What is being asked
Tally up the lines that include "with" and state that number by itself.
....
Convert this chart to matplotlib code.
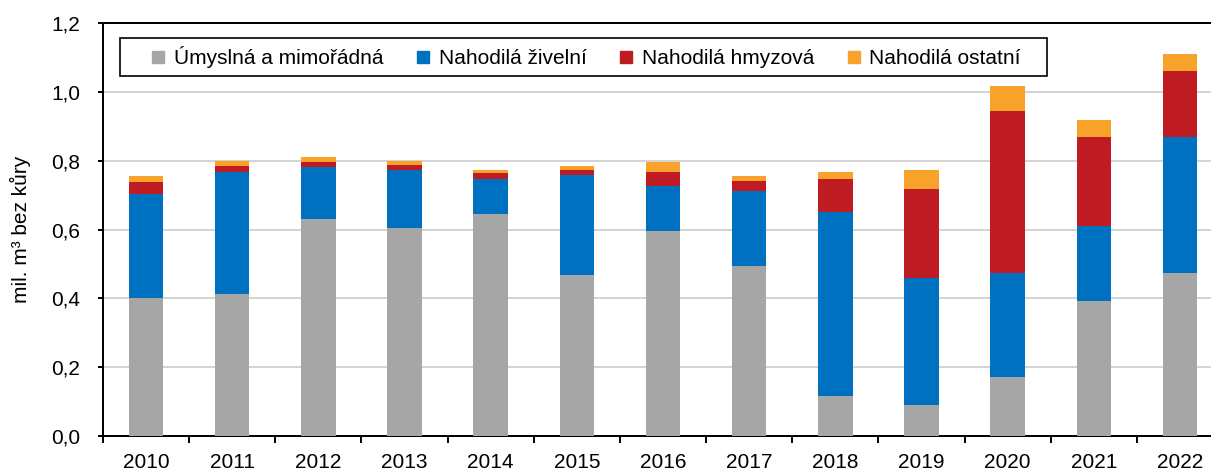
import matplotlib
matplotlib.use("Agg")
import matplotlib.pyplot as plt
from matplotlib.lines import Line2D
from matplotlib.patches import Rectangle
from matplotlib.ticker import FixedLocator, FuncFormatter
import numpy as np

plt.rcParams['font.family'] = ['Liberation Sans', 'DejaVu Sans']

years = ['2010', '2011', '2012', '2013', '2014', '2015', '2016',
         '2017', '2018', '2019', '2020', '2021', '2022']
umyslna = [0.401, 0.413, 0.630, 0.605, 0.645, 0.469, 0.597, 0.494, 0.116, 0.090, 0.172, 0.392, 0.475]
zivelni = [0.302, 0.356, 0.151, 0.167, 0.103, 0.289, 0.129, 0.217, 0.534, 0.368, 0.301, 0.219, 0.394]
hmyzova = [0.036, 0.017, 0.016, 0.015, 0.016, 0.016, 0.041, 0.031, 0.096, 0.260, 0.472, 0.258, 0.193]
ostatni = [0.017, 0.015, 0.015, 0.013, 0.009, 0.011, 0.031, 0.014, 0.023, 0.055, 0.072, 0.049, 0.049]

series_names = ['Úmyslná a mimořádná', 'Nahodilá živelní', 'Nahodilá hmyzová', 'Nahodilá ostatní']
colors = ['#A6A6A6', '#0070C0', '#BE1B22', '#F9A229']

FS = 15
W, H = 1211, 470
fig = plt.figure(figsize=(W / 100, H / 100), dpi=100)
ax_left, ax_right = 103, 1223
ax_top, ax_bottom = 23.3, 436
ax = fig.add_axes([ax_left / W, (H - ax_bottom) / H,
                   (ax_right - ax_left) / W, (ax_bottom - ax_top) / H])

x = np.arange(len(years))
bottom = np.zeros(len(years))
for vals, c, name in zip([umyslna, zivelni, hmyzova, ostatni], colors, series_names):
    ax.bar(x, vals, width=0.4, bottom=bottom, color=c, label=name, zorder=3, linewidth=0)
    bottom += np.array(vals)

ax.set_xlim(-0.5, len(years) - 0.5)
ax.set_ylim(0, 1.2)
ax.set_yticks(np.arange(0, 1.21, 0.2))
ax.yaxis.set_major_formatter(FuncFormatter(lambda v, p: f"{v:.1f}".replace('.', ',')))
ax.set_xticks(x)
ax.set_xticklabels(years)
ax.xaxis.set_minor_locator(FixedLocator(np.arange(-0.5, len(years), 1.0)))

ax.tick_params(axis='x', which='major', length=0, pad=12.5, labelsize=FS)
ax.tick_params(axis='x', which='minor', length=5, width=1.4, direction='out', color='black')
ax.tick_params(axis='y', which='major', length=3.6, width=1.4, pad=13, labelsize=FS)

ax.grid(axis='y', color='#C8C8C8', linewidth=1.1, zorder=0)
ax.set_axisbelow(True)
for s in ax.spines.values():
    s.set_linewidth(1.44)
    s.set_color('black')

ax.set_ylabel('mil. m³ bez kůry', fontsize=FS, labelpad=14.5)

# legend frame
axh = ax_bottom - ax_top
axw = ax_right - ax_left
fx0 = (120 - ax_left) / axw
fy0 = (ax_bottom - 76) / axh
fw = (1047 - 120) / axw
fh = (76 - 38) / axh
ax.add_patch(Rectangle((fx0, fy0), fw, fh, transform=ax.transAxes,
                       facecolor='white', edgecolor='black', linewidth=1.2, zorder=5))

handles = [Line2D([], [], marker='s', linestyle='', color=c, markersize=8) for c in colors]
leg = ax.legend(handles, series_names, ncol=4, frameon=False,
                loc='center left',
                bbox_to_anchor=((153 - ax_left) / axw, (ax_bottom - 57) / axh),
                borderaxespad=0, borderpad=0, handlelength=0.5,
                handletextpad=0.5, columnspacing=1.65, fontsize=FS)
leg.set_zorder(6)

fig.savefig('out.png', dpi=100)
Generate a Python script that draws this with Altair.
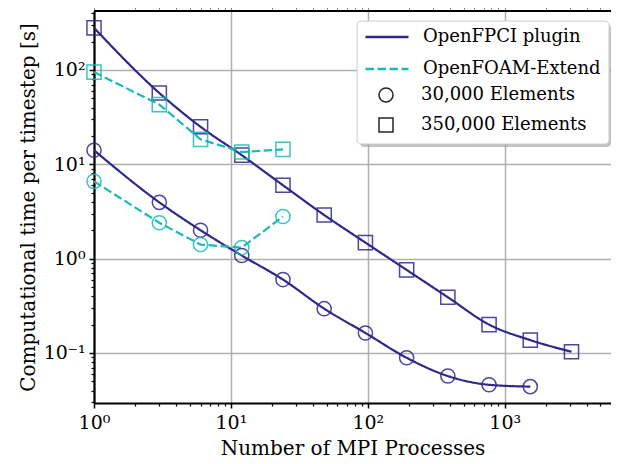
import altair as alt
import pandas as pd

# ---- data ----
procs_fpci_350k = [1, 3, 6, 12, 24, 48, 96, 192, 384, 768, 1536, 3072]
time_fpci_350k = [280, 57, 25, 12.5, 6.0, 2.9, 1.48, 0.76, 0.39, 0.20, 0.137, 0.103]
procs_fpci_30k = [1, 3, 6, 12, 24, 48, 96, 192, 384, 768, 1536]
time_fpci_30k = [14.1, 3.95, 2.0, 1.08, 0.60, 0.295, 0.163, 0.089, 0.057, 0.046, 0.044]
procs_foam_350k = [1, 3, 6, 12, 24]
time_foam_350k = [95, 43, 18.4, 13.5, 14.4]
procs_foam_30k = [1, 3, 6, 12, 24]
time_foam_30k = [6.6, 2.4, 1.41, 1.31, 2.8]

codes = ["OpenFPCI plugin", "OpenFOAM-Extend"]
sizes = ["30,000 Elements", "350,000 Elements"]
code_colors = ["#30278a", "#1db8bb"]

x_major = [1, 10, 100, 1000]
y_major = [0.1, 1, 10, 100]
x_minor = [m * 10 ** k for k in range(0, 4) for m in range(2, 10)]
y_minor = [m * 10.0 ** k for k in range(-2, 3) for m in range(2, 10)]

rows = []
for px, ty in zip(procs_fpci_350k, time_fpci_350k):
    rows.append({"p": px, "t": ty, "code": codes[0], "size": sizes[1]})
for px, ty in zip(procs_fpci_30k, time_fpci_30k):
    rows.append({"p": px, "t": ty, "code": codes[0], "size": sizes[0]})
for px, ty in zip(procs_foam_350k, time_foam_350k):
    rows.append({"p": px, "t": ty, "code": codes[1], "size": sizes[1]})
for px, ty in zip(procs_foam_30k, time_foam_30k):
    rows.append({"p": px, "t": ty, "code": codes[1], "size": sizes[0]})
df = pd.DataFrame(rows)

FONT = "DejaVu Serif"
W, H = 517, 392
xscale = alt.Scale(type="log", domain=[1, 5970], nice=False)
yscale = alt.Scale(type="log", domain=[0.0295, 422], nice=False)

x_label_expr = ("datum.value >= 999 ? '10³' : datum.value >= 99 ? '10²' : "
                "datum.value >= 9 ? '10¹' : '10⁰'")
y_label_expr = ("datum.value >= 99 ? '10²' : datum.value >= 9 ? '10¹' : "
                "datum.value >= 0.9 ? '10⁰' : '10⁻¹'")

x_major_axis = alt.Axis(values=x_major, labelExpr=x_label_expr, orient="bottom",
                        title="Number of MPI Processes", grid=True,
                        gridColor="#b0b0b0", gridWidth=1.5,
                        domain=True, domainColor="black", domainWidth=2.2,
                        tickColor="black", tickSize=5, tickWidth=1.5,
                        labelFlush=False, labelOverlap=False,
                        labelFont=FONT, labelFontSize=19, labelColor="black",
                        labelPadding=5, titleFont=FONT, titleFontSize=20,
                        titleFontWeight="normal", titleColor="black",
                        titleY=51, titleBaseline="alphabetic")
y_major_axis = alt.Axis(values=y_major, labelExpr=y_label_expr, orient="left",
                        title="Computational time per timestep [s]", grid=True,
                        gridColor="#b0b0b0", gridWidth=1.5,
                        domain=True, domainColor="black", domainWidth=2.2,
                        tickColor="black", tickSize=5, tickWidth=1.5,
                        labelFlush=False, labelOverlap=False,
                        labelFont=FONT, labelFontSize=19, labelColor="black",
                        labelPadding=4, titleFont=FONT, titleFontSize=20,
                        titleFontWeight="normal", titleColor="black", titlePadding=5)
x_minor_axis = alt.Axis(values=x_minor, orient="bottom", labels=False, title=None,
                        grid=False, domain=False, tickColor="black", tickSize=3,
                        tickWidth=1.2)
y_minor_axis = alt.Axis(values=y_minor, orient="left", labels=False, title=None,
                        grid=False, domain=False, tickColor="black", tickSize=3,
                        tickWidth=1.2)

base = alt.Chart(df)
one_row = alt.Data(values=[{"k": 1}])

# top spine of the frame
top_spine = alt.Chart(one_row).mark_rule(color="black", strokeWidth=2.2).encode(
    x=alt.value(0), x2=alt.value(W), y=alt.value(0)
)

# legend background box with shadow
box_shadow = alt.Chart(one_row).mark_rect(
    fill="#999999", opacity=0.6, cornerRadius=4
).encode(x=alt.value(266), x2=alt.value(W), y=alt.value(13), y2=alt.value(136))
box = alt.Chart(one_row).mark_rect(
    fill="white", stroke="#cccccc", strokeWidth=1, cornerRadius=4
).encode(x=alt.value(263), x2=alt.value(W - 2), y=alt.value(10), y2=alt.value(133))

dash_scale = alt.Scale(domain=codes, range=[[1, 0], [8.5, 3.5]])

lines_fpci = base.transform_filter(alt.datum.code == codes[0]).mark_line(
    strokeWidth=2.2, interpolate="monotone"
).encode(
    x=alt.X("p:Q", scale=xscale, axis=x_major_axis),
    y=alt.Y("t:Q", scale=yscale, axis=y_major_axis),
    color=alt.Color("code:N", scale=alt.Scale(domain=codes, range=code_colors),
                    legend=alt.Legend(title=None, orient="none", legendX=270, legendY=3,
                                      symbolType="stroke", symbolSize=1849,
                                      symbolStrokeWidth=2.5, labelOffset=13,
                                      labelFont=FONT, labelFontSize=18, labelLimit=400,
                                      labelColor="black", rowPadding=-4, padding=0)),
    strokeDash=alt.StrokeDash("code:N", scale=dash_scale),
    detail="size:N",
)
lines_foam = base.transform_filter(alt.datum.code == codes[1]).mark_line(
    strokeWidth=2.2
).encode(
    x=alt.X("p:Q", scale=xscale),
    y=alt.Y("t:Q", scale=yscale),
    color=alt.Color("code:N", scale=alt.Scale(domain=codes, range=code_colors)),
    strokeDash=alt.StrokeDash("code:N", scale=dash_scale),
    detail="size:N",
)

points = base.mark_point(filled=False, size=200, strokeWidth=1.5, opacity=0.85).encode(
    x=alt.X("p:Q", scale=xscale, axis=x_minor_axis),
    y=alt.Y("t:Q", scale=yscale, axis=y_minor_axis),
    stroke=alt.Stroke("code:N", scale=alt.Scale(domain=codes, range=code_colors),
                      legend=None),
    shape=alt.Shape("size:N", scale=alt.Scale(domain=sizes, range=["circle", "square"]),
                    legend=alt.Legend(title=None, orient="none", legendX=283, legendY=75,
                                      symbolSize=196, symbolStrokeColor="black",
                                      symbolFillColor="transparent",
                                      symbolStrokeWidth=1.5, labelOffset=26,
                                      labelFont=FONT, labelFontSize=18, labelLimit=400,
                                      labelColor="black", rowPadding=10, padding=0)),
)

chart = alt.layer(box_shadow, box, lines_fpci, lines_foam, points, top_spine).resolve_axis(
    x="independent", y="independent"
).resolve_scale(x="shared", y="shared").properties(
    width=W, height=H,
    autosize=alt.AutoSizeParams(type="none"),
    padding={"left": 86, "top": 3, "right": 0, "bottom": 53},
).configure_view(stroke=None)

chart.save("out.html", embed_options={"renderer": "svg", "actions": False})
....
Expected output
2